Australian and New Zealand organizations are feeling optimistic this year, and this is flowing through to IT budgets which are set to rise by 5 percent.
Forrester's IT budget forecast released this week shows 33 percent of companies anticipate an IT budget increase of an average 5 percent in 2006, with only 18 percent of respondents expecting a reduction in budget.
The forecast found that worldwide, Australian and New Zealand companies show the strongest alignment of IT with business in supporting organizational goals such as improving productivity and reducing cost. However, senior decision makers are split over whether IT adequately supports activities such as re-engineering core business processes or driving innovative markets.
New investments are on the horizon with 26 percent of repondents planning purchases this year, up 8 percent from last year.
One quarter of respondents see security related purchases as a critical priority, 22 percent see infrastructure consolidation and disaster recovery as major focus areas, and 19 percent are prioritizing application upgrade or replacement.
"These improvement activities will ultimately assist Australia and New Zealand in further reducing the maintenance budget allocation, releasing more funding for future years," Forrester analyst Sam Higgins said.
Application renewal will be a theme in 2006 with 45 percent of organizations expecting to make significant cuts to legacy maintenance and only 8 percent choosing to spend more on it. Replacement applications will most likely be custom built, as companies are turning away from packaged solutions like SAP and Oracle.
Higgins said that Oracle's strategy and Fusion roadmap may have caused a small amount of end user dissatisfaction in this market, but that is not the main influential factor.
"Oracle's acquisition strategy would be a small blip in an otherwise healthy outlook for it. I think the main reason is that everyone has already done their spending. There is only so much ERM and CRM people can do," he said.
Higgins said companies are instead looking to integrate applications by hand, spending their money with traditional application development platform giants like Microsoft and IBM.
"If you compare Oracle's view of application development with Microsoft and IBM, Microsoft and IBM strangely enough have a much broader view of interoperability and openness than Oracle does. Things like JDeveloper, as standards-based as they first appear, really can lock people in to the Oracle view," he said.
"IBM is much more based on open source and tends to be a bit more flexible, and Microsoft needs to interoperate with everyone else so it doesn't get much choice but to be open, at least at the edges."
Storage and server spending is also on the rise, with 40 percent and 43 percent of respondents respectively planning to spend more in these areas. Overall, 21 percent of companies plan to spend more this year on hardware generally.

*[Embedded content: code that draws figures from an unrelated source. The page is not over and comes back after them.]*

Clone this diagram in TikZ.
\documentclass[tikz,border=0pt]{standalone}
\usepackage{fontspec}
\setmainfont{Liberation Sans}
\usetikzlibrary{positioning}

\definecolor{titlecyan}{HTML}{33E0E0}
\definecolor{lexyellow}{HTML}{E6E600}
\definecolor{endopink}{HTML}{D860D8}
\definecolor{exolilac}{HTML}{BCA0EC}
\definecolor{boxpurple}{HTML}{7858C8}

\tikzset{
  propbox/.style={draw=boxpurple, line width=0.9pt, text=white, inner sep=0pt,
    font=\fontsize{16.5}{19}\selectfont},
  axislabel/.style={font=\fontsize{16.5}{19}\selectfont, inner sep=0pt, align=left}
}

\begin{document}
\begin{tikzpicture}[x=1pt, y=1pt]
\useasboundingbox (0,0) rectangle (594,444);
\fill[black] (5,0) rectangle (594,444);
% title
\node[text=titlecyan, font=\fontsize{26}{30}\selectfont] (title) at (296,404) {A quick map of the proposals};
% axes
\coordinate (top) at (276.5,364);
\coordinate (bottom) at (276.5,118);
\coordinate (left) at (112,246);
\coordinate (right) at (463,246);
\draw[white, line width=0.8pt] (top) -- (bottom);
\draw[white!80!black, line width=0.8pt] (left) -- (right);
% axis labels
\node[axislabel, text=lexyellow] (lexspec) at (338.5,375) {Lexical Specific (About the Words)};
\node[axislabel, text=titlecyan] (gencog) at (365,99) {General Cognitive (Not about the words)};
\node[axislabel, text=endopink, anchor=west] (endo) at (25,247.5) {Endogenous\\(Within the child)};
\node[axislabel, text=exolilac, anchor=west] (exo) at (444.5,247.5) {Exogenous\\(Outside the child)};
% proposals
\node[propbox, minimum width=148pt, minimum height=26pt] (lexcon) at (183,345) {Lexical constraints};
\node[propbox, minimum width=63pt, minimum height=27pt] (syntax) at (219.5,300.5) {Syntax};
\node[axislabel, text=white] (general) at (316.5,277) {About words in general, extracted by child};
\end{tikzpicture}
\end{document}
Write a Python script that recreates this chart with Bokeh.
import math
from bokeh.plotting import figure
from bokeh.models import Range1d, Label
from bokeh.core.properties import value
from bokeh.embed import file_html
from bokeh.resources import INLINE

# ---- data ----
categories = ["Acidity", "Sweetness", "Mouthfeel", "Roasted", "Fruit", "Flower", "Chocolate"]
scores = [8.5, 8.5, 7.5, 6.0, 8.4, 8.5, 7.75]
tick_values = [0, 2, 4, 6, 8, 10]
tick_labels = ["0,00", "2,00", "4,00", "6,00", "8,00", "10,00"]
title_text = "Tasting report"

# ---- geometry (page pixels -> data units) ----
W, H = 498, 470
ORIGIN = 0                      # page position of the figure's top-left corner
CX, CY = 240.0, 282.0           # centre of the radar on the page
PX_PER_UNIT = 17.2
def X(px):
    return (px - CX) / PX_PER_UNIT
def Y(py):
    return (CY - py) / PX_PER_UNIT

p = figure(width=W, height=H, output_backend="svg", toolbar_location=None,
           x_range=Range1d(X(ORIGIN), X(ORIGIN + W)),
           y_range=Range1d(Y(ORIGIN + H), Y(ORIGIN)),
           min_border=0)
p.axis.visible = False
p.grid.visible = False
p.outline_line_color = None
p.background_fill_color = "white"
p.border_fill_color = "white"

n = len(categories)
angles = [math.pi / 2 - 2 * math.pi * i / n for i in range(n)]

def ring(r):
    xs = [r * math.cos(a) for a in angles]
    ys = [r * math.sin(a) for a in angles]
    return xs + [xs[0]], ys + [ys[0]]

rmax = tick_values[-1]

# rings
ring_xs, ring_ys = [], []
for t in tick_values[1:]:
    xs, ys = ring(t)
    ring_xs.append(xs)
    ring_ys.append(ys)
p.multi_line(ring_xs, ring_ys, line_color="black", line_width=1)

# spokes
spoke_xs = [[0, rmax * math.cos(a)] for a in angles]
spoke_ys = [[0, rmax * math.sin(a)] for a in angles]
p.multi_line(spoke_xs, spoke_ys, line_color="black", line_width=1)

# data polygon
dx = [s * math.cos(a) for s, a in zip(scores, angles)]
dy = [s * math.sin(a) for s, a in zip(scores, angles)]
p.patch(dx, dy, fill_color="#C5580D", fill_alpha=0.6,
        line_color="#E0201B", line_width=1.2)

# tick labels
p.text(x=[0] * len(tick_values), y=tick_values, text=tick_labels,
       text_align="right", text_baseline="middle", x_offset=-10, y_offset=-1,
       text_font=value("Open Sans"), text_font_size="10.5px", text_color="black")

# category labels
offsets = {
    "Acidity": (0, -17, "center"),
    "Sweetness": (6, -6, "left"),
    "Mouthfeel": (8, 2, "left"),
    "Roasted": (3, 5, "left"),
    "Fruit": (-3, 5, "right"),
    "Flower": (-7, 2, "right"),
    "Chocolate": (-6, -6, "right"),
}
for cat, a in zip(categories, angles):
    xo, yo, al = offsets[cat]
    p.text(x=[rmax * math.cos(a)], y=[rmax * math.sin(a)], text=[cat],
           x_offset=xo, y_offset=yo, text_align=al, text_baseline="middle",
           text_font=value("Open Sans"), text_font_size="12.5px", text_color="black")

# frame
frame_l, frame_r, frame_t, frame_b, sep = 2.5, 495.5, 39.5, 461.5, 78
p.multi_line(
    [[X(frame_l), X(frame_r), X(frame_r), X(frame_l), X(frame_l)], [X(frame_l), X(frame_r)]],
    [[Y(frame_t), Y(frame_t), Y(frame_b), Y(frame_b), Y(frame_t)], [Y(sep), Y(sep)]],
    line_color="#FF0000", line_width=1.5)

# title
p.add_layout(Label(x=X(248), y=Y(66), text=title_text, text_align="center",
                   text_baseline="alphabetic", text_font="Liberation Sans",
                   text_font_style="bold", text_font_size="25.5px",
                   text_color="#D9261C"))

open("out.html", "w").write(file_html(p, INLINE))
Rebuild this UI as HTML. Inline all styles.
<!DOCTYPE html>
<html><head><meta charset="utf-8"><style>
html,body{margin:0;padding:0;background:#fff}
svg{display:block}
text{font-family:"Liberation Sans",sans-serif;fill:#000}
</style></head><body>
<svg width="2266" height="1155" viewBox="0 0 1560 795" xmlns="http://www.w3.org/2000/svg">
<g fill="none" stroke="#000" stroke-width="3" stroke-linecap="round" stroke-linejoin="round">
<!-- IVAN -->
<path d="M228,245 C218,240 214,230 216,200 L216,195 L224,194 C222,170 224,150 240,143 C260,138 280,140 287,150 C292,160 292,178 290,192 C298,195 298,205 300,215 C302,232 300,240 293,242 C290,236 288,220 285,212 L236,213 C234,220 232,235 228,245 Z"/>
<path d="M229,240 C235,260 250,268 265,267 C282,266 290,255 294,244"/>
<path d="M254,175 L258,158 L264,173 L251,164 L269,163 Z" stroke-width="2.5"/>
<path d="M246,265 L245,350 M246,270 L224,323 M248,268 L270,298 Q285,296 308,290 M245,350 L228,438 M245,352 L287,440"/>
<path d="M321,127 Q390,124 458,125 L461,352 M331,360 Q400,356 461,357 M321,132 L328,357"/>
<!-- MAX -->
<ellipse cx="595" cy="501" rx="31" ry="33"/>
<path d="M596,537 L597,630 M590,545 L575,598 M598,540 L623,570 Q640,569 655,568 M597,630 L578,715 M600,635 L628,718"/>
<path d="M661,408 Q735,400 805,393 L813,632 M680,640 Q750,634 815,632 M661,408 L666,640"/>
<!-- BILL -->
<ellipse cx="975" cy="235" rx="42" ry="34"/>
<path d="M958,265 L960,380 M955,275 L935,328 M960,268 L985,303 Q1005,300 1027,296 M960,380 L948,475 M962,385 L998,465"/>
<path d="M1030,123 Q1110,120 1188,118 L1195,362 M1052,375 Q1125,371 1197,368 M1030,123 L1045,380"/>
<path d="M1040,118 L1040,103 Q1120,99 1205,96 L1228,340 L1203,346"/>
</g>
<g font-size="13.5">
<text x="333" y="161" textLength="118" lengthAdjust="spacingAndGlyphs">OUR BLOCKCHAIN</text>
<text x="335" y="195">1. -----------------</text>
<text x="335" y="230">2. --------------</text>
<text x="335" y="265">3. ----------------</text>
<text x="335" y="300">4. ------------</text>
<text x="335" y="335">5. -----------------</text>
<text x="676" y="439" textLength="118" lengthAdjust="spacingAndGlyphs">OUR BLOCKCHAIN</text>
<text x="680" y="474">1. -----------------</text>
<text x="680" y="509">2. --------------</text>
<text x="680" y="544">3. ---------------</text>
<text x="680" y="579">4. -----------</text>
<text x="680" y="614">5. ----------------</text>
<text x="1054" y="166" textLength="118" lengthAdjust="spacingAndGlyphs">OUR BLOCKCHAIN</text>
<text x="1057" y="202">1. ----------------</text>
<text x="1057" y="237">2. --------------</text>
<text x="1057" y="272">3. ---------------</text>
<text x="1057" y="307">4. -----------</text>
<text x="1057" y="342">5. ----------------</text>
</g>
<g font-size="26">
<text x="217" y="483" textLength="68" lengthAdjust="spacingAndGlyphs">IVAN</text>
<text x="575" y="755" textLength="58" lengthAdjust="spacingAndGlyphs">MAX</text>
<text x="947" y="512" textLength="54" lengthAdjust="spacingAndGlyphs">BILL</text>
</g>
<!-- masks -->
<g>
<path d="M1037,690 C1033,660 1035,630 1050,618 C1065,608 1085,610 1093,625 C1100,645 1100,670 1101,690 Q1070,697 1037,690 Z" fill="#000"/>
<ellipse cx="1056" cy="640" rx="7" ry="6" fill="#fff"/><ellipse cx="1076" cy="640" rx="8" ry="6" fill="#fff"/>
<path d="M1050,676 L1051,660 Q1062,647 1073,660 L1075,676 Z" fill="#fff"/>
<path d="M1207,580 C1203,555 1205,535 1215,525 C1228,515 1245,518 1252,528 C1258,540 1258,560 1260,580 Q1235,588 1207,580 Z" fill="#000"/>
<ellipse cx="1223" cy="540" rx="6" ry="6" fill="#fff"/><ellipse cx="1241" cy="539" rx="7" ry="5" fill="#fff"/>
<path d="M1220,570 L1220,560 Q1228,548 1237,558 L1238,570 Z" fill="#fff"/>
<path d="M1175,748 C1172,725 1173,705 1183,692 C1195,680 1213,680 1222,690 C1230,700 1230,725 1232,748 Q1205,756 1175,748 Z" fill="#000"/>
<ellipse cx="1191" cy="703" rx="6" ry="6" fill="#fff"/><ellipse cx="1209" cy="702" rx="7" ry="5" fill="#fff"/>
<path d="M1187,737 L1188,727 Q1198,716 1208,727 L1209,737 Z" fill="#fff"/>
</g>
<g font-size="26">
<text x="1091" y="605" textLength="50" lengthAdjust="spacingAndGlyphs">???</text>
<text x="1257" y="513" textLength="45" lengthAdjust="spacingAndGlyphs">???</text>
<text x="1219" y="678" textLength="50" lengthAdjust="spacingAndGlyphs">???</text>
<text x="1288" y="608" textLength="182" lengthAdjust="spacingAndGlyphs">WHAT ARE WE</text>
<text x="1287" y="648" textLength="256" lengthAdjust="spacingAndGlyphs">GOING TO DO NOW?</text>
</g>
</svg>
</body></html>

The main losers from this budget outlook are services, with 30 percent of firms aiming to reduce spending in areas such as outsourcing and managed services.
This tightening of services is set to hit application management outsourcing the hardest, with 41 percent of firms ready to reduce funding in this area, as they replace outsourced legacy applications.
Consultants and system integrators should not be too affected by the tightening of services though, as they are the logical companions for increased spending on security software, applications development activity, servers and storage, Higgins reports.
"The IT services market is being industrialized along with the rest of IT. So a lot of the big-name vendors are creating partner networks, but they are small partner networks of select partners," Higgins said.
In compiling its Budget forecast, Forrester surveyed 703 technology decision makers in the Asia Pacific from organizations ranging in size from 500 to more than 20,000 employees. Of these, 128 were from Australia and New Zealand. Global benchmarks are formed from a worldwide survey conducted in October last year.